‘Companion’ Movie Review: Don’t Let Anyone Spoil This Darkly Clever Genre Hybrid
Photo from IMDb
From Jeremy Kibler
Don’t watch the second trailer. Don’t even look at the poster. Marketing helps with getting butts in seats, but it can also ruin the surprises in store. Fortunately, writer-director Drew Hancock’s feature debut Companion doesn’t hang everything on its first major reveal, but you may be envious of those who get to go into this sharply executed romantic comedy-turned-sci-fi horror thriller completely blind.
After meeting cute near an orange display in a grocery store, Josh (Jack Quaid) and Iris (Sophie Thatcher) are madly in love and ready to put their relationship to the test. They go on a weekend getaway with Josh’s friends in a vacation house owned by Sergey (Rupert Friend), the married Russian sugar-daddy boyfriend to Josh’s bitchy friend Kat (Megan Suri). Iris is a little nervous at first, but Josh tells her to “just smile and act happy.” There’s tension and then things get really violent.
The offbeat tone throughout Companion is set from the start, as Iris spoils the end of her and Josh’s love story in voice-over narration. Boy meets girl in the supermarket, boy invites girl to a cabin with friends, boy tries to control girl, and girl turns out to…let’s stop right there. What can be said is that the film has something to say about autonomy and toxic relationships with a deliciously dark bent. Companion is reminiscent of several other movies—and listing off any of them would be a betrayal to the viewer in their own discovery—but it is its own smart, stylish, funny, disturbing, wildly unpredictable package.
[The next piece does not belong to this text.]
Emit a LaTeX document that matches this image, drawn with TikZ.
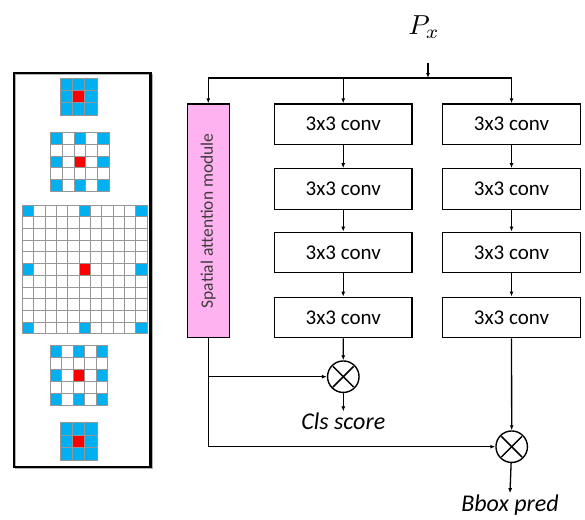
\documentclass[tikz,border=0pt]{standalone}
\usepackage{fontspec}
\usepackage{graphicx}
\setmainfont{Carlito}
\usetikzlibrary{arrows.meta}

\definecolor{cellblue}{RGB}{0,176,240}
\definecolor{cellred}{RGB}{255,0,0}
\definecolor{gridgray}{RGB}{150,150,150}
\definecolor{sampink}{RGB}{255,178,240}
\definecolor{samtext}{RGB}{60,60,60}

% Dilated kernel grid: #1,#2 top-left corner, #3 cells per side, #4,#5 cell width/height
\newcommand\dilgrid[5]{%
  \pgfmathtruncatemacro\gk{(#3-1)/2}%
  \pgfmathtruncatemacro\gm{#3-1}%
  \foreach \i in {0,...,\gm}{%
    \foreach \j in {0,...,\gm}{%
      \pgfmathtruncatemacro\isb{(mod(\i,\gk)==0)&&(mod(\j,\gk)==0)}%
      \pgfmathtruncatemacro\isc{(\i==\gk)&&(\j==\gk)}%
      \ifnum\isc=1 \def\gridfill{cellred}\else\ifnum\isb=1 \def\gridfill{cellblue}\else\def\gridfill{white}\fi\fi
      \filldraw[fill=\gridfill, draw=gridgray, line width=0.8pt]
        ({#1+\i*#4},{#2+\j*#5}) rectangle ++(#4,#5);
    }%
  }%
}

\tikzset{
  conv/.style={draw, line width=1.3pt, minimum width=137.5pt, minimum height=40.5pt,
    inner sep=0pt, font=\fontsize{21}{23}\selectfont},
  arr/.style={line width=1.3pt, -{Latex[length=5pt,width=4pt]}},
  wire/.style={line width=1.3pt},
  mult/.style={draw, circle, line width=1.4pt, minimum size=31.5pt, inner sep=0pt,
    path picture={\draw[line width=1.5pt]
      ([xshift=-10.3pt,yshift=-10.3pt]path picture bounding box.center) --
      ([xshift=10.3pt,yshift=10.3pt]path picture bounding box.center)
      ([xshift=-10.3pt,yshift=10.3pt]path picture bounding box.center) --
      ([xshift=10.3pt,yshift=-10.3pt]path picture bounding box.center);}},
  outlabel/.style={font=\fontsize{24}{26}\selectfont\itshape, inner sep=1pt}
}

\begin{document}
\begin{tikzpicture}[x=1pt, y=-1pt]
\useasboundingbox (0,0) rectangle (585,519);

% ---- left panel: dilated kernels ----
\draw[gray!60, line width=1pt] (15.5,74.5) rectangle (152,468.5);
\draw[black, line width=2.4pt] (14,73) rectangle (150.5,467);
\dilgrid{60}{78}{3}{12.4}{12.3}
\dilgrid{50.7}{132.7}{5}{11.7}{11.7}
\dilgrid{22.3}{205}{11}{11.35}{11.7}
\dilgrid{50}{345.7}{5}{11.55}{12}
\dilgrid{60}{422.7}{3}{12.4}{12.4}

% ---- right: detection head ----
\node (px) at (424,27) {\scalebox{2.75}{$P_x$}};
\coordinate (pxout) at (428,63);
\coordinate (split) at (428,78);

% spatial attention module (rotated: east is the top, west is the bottom)
\node[draw, line width=1.3pt, fill=sampink, rotate=90, minimum width=233.7pt,
      minimum height=42pt, inner sep=0pt, text=samtext,
      font=\fontsize{17.5}{19}\selectfont] (sam) at (208.3,220.8) {Spatial attention module};

\node[conv] (c11) at (343.2,124.2) {3x3 conv};
\node[conv] (c12) at (343.2,189)   {3x3 conv};
\node[conv] (c13) at (343.2,252.5) {3x3 conv};
\node[conv] (c14) at (343.2,317.5) {3x3 conv};
\node[conv] (c21) at (511.5,124.2) {3x3 conv};
\node[conv] (c22) at (511.5,189)   {3x3 conv};
\node[conv] (c23) at (511.5,252.5) {3x3 conv};
\node[conv] (c24) at (511.5,317.5) {3x3 conv};

\node[mult] (m1) at (343.3,376.7) {};
\node[mult] (m2) at (511.7,446.7) {};

\node[outlabel, anchor=base] (cls)  at (343.3,429.3) {Cls score};
\node[outlabel, anchor=base] (bbox) at (510,511)    {Bbox pred};

% input fan-out
\draw[arr] (pxout) -- (split);
\draw[wire] (split) -| (c21.north |- split);
\draw[arr] (split) -| (sam.east);
\draw[arr] (c11.north |- split) -- (c11.north);
\draw[arr] (c21.north |- split) -- (c21.north);

% conv towers
\draw[arr] (c11) -- (c12);
\draw[arr] (c12) -- (c13);
\draw[arr] (c13) -- (c14);
\draw[arr] (c21) -- (c22);
\draw[arr] (c22) -- (c23);
\draw[arr] (c23) -- (c24);
\draw[arr] (c14) -- (m1);
\draw[arr] (c24) -- (m2);

% attention weighting
\draw[arr] (sam.west) |- (m2.west);
\draw[arr] (sam.west |- m1) -- (m1.west);

% outputs
\draw[arr] (m1) -- (cls.north);
\draw[arr] (m2) -- (bbox.north);
\end{tikzpicture}
\end{document}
Finding her niche in the horror genre with a killer emotive face and calming voice, Sophie Thatcher (Heretic) is superb as Iris, navigating every nuance and layer of a woman who finally takes control of herself. One can’t help but root for Iris to finally grow into her power and pit her intelligence against the fragile male ego. Between this and Scream (2022), Jack Quaid is perfect at pivoting between playing Josh as an amiable boyfriend and the absolute worst. Rounding out the rest of the cast, Megan Suri mainly gets to be prickly as Kat, but Harvey Guillén and Lukas Gage are both hilarious and adorable, bringing surprising amounts of heart and pathos to their relationship as Eli and Patrick.
A tone-bending genre treat with ideas on its mind, Companion keeps surprising even after its corker of a twist (and there’s even a twist on an electric wine opener). Writer-director Drew Hancock’s script is deviously clever and so tightly plotted that it fills in every gap we assume the film might make. Besides a needless wraparound voice-over, this is a confidently made film in every department.
Costume designer Vanessa Porter does splendid work, particularly with Iris’ retro ‘60s-style wardrobe, and production designer Scott Kuzio makes subtly modern but not-too-futuristic touches with the sleek “cabin” and the surrounding forest. Inviting us with a false sense of security, forgotten ‘80s jam “Boy” by Book of Love makes for an infectious dance party when Iris initially blends with Josh’s friend group. There are also two hilarious music choices, one by the Goo Goo Dolls and the other being Paul Russell’s “Lil Boo Thang” in a recurring meet-cute montage.
There are only so many stories to tell, and Companion manages to always zig when you expect it to zag. It’s one of the more original date movies that could make things awkward or teach your date how to act.
Rating: 4.5/5
Companion is currently playing in theaters.